» WHAT IS NEEDED
Leave out any pictures and transcribe all other data below exactly.
>> BEGIN MATERIAL TO PROCESS
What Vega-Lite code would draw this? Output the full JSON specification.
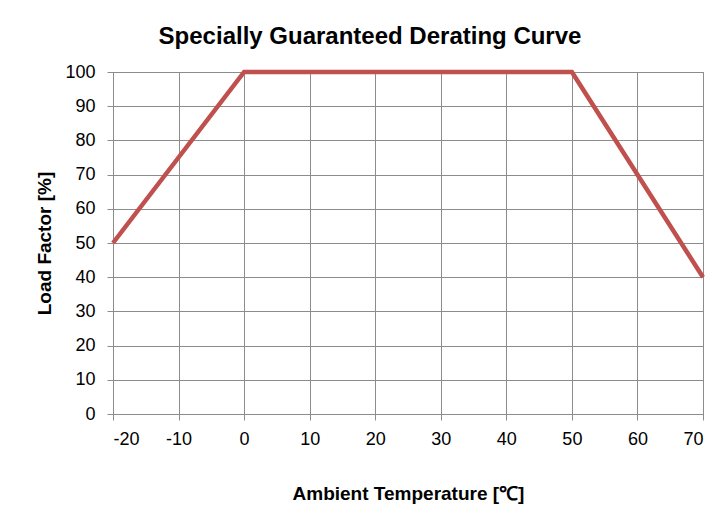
{
  "$schema": "https://vega.github.io/schema/vega-lite/v6.json",
  "width": 590,
  "height": 342,
  "autosize": {"type": "none"},
  "padding": {"left": 113, "top": 72, "right": 22, "bottom": 112},
  "background": "white",
  "title": {
    "text": "Specially Guaranteed Derating Curve",
    "font": "Liberation Sans",
    "fontSize": 24,
    "fontWeight": "bold",
    "color": "#000000",
    "anchor": "middle",
    "dx": -38,
    "offset": 14
  },
  "data": {
    "values": [
      {"temp": -20, "load": 50},
      {"temp": 0, "load": 100},
      {"temp": 50, "load": 100},
      {"temp": 70, "load": 40}
    ]
  },
  "mark": {"type": "line", "color": "#c0504d", "strokeWidth": 4.5, "clip": false},
  "encoding": {
    "x": {
      "field": "temp",
      "type": "quantitative",
      "scale": {"domain": [-20, 70], "nice": false, "zero": false},
      "axis": {
        "title": "Ambient Temperature [℃]",
        "values": [-20, -10, 0, 10, 20, 30, 40, 50, 60, 70],
        "labelExpr": "'' + datum.value",
        "titlePadding": 36,
        "labelPadding": 10
      }
    },
    "y": {
      "field": "load",
      "type": "quantitative",
      "scale": {"domain": [0, 100], "nice": false},
      "axis": {
        "title": "Load Factor [%]",
        "values": [0, 10, 20, 30, 40, 50, 60, 70, 80, 90, 100],
        "titlePadding": 10,
        "labelPadding": 12
      }
    }
  },
  "config": {
    "view": {"stroke": "#8c8c8c", "strokeWidth": 1},
    "axis": {
      "domainColor": "#8c8c8c",
      "gridColor": "#8c8c8c",
      "gridOpacity": 1,
      "gridWidth": 1,
      "tickColor": "#8c8c8c",
      "tickSize": 6,
      "labelFont": "Liberation Sans",
      "labelFontSize": 18,
      "labelColor": "#000000",
      "titleFont": "Liberation Sans",
      "titleFontSize": 19,
      "titleFontWeight": "bold",
      "titleColor": "#000000"
    }
  }
}
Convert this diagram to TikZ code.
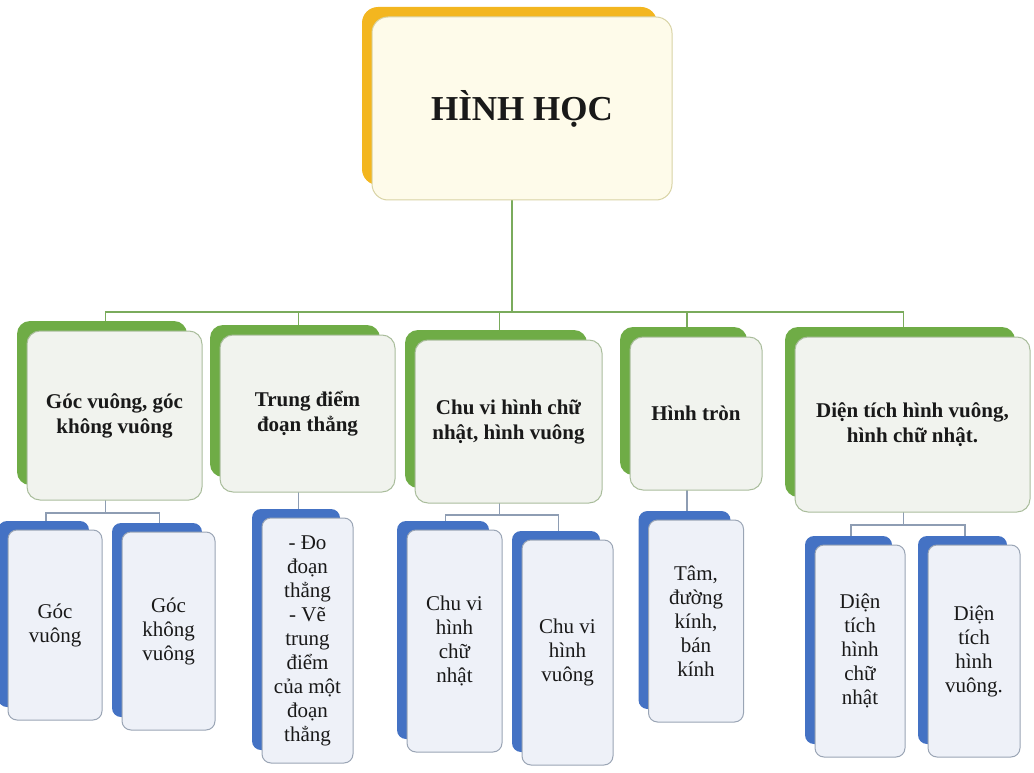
\documentclass[tikz,border=0pt]{standalone}
\usepackage{fontspec}
\setmainfont{Liberation Serif}
\usepackage{xcolor}
\usepackage{tikz}
\usetikzlibrary{backgrounds}

\definecolor{rootback}{HTML}{F3B61F}
\definecolor{rootfill}{HTML}{FEFBEA}
\definecolor{rootline}{HTML}{D8D3A4}
\definecolor{lvoneback}{HTML}{6FAC46}
\definecolor{lvonefill}{HTML}{F1F3EE}
\definecolor{lvoneline}{HTML}{AABD9C}
\definecolor{lvtwoback}{HTML}{4472C4}
\definecolor{lvtwofill}{HTML}{EEF1F8}
\definecolor{lvtwoline}{HTML}{9AA5B5}
\definecolor{conone}{HTML}{7AAB5C}
\definecolor{contwo}{HTML}{8E9DB3}

\begin{document}
\begin{tikzpicture}[x=1pt,y=-1pt,
	rootbox/.style={draw=rootline,fill=rootfill,rounded corners=16pt,line width=1pt,inner sep=0pt,outer sep=0pt,align=center,text=black!90,font=\fontsize{35}{40}\selectfont\bfseries},
	lvone/.style={draw=lvoneline,fill=lvonefill,rounded corners=13pt,line width=1pt,inner sep=0pt,outer sep=0pt,align=center,text=black!90,font=\fontsize{21}{25}\selectfont\bfseries},
	lvtwo/.style={draw=lvtwoline,fill=lvtwofill,rounded corners=9pt,line width=1pt,inner sep=0pt,outer sep=0pt,align=center,text=black!90,font=\fontsize{21}{24}\selectfont},
	lineone/.style={draw=conone,line width=1.3pt},
	linetwo/.style={draw=contwo,line width=1.2pt}]
			\useasboundingbox (0,0) rectangle (1034,773);
			
			% root
			\fill[rootback,rounded corners=16pt] (372-10,17-10) rectangle (672-15,200-15);
			\node[rootbox,minimum width=300pt,minimum height=183pt] (root) at (522,108.5) {HÌNH HỌC};
			
			% first level
			\foreach \n/\cx/\cy/\w/\h/\txt in {gv/114.5/415.5/175/169/{Góc vuông, góc\\không vuông},td/307.5/413.5/175/157/{Trung điểm\\đoạn thẳng},cv/508.5/421.5/187/163/{Chu vi hình chữ\\nhật, hình vuông},ht/696/413.5/132/153/{Hình tròn},dt/912.5/424.5/235/175/{Diện tích hình vuông,\\hình chữ nhật.}}{
				\fill[lvoneback,rounded corners=13pt] (\cx-\w/2-10,\cy-\h/2-10) rectangle (\cx+\w/2-15,\cy+\h/2-15);
				\node[lvone,minimum width=\w*1pt,minimum height=\h*1pt] (\n) at (\cx,\cy) {\txt};
			}
			
			% second level
			\foreach \n/\cx/\cy/\w/\h/\txt in {a1/55/625/94/190/{Góc\\vuông},a2/168.5/631/93/198/{Góc\\không\\vuông},b1/307.5/640.5/91/245/{- Đo\\đoạn\\thẳng\\- Vẽ\\trung\\điểm\\của một\\đoạn\\thẳng},c1/454.5/641/95/222/{Chu vi\\hình\\chữ\\nhật},c2/567.5/652.5/91/225/{Chu vi\\hình\\vuông},d1/696/621/95/202/{Tâm,\\đường\\kính,\\bán\\kính},e1/860/651/90/212/{Diện\\tích\\hình\\chữ\\nhật},e2/974/651/92/212/{Diện\\tích\\hình\\vuông.}}{
				\fill[lvtwoback,rounded corners=9pt] (\cx-\w/2-10,\cy-\h/2-9) rectangle (\cx+\w/2-13,\cy+\h/2-13);
				\node[lvtwo,minimum width=\w*1pt,minimum height=\h*1pt] (\n) at (\cx,\cy) {\txt};
			}
			
			\begin{pgfonlayer}{background}
				\foreach \c in {gv,td,cv,ht,dt}{
					\draw[lineone] ([xshift=-10]root.south) -- ++(0,112) -| ([xshift=-9]\c.north);
				}
				\foreach \p/\c/\d in {gv/a1/13,gv/a2/13,td/b1/13,cv/c1/12,cv/c2/12,ht/d1/15,dt/e1/13,dt/e2/13}{
					\draw[linetwo] ([xshift=-9]\p.south) -- ++(0,\d) -| ([xshift=-9]\c.north);
				}
			\end{pgfonlayer}
		\end{tikzpicture}
\end{document}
>> END MATERIAL TO PROCESS
» OUTPUT BELOW
What Vega-Lite code would draw this? Output the full JSON specification.
{
  "$schema": "https://vega.github.io/schema/vega-lite/v6.json",
  "width": 590,
  "height": 342,
  "autosize": {"type": "none"},
  "padding": {"left": 113, "top": 72, "right": 22, "bottom": 112},
  "background": "white",
  "title": {
    "text": "Specially Guaranteed Derating Curve",
    "font": "Liberation Sans",
    "fontSize": 24,
    "fontWeight": "bold",
    "color": "#000000",
    "anchor": "middle",
    "dx": -38,
    "offset": 14
  },
  "data": {
    "values": [
      {"temp": -20, "load": 50},
      {"temp": 0, "load": 100},
      {"temp": 50, "load": 100},
      {"temp": 70, "load": 40}
    ]
  },
  "mark": {"type": "line", "color": "#c0504d", "strokeWidth": 4.5, "clip": false},
  "encoding": {
    "x": {
      "field": "temp",
      "type": "quantitative",
      "scale": {"domain": [-20, 70], "nice": false, "zero": false},
      "axis": {
        "title": "Ambient Temperature [℃]",
        "values": [-20, -10, 0, 10, 20, 30, 40, 50, 60, 70],
        "labelExpr": "'' + datum.value",
        "titlePadding": 36,
        "labelPadding": 10
      }
    },
    "y": {
      "field": "load",
      "type": "quantitative",
      "scale": {"domain": [0, 100], "nice": false},
      "axis": {
        "title": "Load Factor [%]",
        "values": [0, 10, 20, 30, 40, 50, 60, 70, 80, 90, 100],
        "titlePadding": 10,
        "labelPadding": 12
      }
    }
  },
  "config": {
    "view": {"stroke": "#8c8c8c", "strokeWidth": 1},
    "axis": {
      "domainColor": "#8c8c8c",
      "gridColor": "#8c8c8c",
      "gridOpacity": 1,
      "gridWidth": 1,
      "tickColor": "#8c8c8c",
      "tickSize": 6,
      "labelFont": "Liberation Sans",
      "labelFontSize": 18,
      "labelColor": "#000000",
      "titleFont": "Liberation Sans",
      "titleFontSize": 19,
      "titleFontWeight": "bold",
      "titleColor": "#000000"
    }
  }
}
Convert this diagram to TikZ code.
\documentclass[tikz,border=0pt]{standalone}
\usepackage{fontspec}
\setmainfont{Liberation Serif}
\usepackage{xcolor}
\usepackage{tikz}
\usetikzlibrary{backgrounds}

\definecolor{rootback}{HTML}{F3B61F}
\definecolor{rootfill}{HTML}{FEFBEA}
\definecolor{rootline}{HTML}{D8D3A4}
\definecolor{lvoneback}{HTML}{6FAC46}
\definecolor{lvonefill}{HTML}{F1F3EE}
\definecolor{lvoneline}{HTML}{AABD9C}
\definecolor{lvtwoback}{HTML}{4472C4}
\definecolor{lvtwofill}{HTML}{EEF1F8}
\definecolor{lvtwoline}{HTML}{9AA5B5}
\definecolor{conone}{HTML}{7AAB5C}
\definecolor{contwo}{HTML}{8E9DB3}

\begin{document}
\begin{tikzpicture}[x=1pt,y=-1pt,
	rootbox/.style={draw=rootline,fill=rootfill,rounded corners=16pt,line width=1pt,inner sep=0pt,outer sep=0pt,align=center,text=black!90,font=\fontsize{35}{40}\selectfont\bfseries},
	lvone/.style={draw=lvoneline,fill=lvonefill,rounded corners=13pt,line width=1pt,inner sep=0pt,outer sep=0pt,align=center,text=black!90,font=\fontsize{21}{25}\selectfont\bfseries},
	lvtwo/.style={draw=lvtwoline,fill=lvtwofill,rounded corners=9pt,line width=1pt,inner sep=0pt,outer sep=0pt,align=center,text=black!90,font=\fontsize{21}{24}\selectfont},
	lineone/.style={draw=conone,line width=1.3pt},
	linetwo/.style={draw=contwo,line width=1.2pt}]
			\useasboundingbox (0,0) rectangle (1034,773);
			
			% root
			\fill[rootback,rounded corners=16pt] (372-10,17-10) rectangle (672-15,200-15);
			\node[rootbox,minimum width=300pt,minimum height=183pt] (root) at (522,108.5) {HÌNH HỌC};
			
			% first level
			\foreach \n/\cx/\cy/\w/\h/\txt in {gv/114.5/415.5/175/169/{Góc vuông, góc\\không vuông},td/307.5/413.5/175/157/{Trung điểm\\đoạn thẳng},cv/508.5/421.5/187/163/{Chu vi hình chữ\\nhật, hình vuông},ht/696/413.5/132/153/{Hình tròn},dt/912.5/424.5/235/175/{Diện tích hình vuông,\\hình chữ nhật.}}{
				\fill[lvoneback,rounded corners=13pt] (\cx-\w/2-10,\cy-\h/2-10) rectangle (\cx+\w/2-15,\cy+\h/2-15);
				\node[lvone,minimum width=\w*1pt,minimum height=\h*1pt] (\n) at (\cx,\cy) {\txt};
			}
			
			% second level
			\foreach \n/\cx/\cy/\w/\h/\txt in {a1/55/625/94/190/{Góc\\vuông},a2/168.5/631/93/198/{Góc\\không\\vuông},b1/307.5/640.5/91/245/{- Đo\\đoạn\\thẳng\\- Vẽ\\trung\\điểm\\của một\\đoạn\\thẳng},c1/454.5/641/95/222/{Chu vi\\hình\\chữ\\nhật},c2/567.5/652.5/91/225/{Chu vi\\hình\\vuông},d1/696/621/95/202/{Tâm,\\đường\\kính,\\bán\\kính},e1/860/651/90/212/{Diện\\tích\\hình\\chữ\\nhật},e2/974/651/92/212/{Diện\\tích\\hình\\vuông.}}{
				\fill[lvtwoback,rounded corners=9pt] (\cx-\w/2-10,\cy-\h/2-9) rectangle (\cx+\w/2-13,\cy+\h/2-13);
				\node[lvtwo,minimum width=\w*1pt,minimum height=\h*1pt] (\n) at (\cx,\cy) {\txt};
			}
			
			\begin{pgfonlayer}{background}
				\foreach \c in {gv,td,cv,ht,dt}{
					\draw[lineone] ([xshift=-10]root.south) -- ++(0,112) -| ([xshift=-9]\c.north);
				}
				\foreach \p/\c/\d in {gv/a1/13,gv/a2/13,td/b1/13,cv/c1/12,cv/c2/12,ht/d1/15,dt/e1/13,dt/e2/13}{
					\draw[linetwo] ([xshift=-9]\p.south) -- ++(0,\d) -| ([xshift=-9]\c.north);
				}
			\end{pgfonlayer}
		\end{tikzpicture}
\end{document}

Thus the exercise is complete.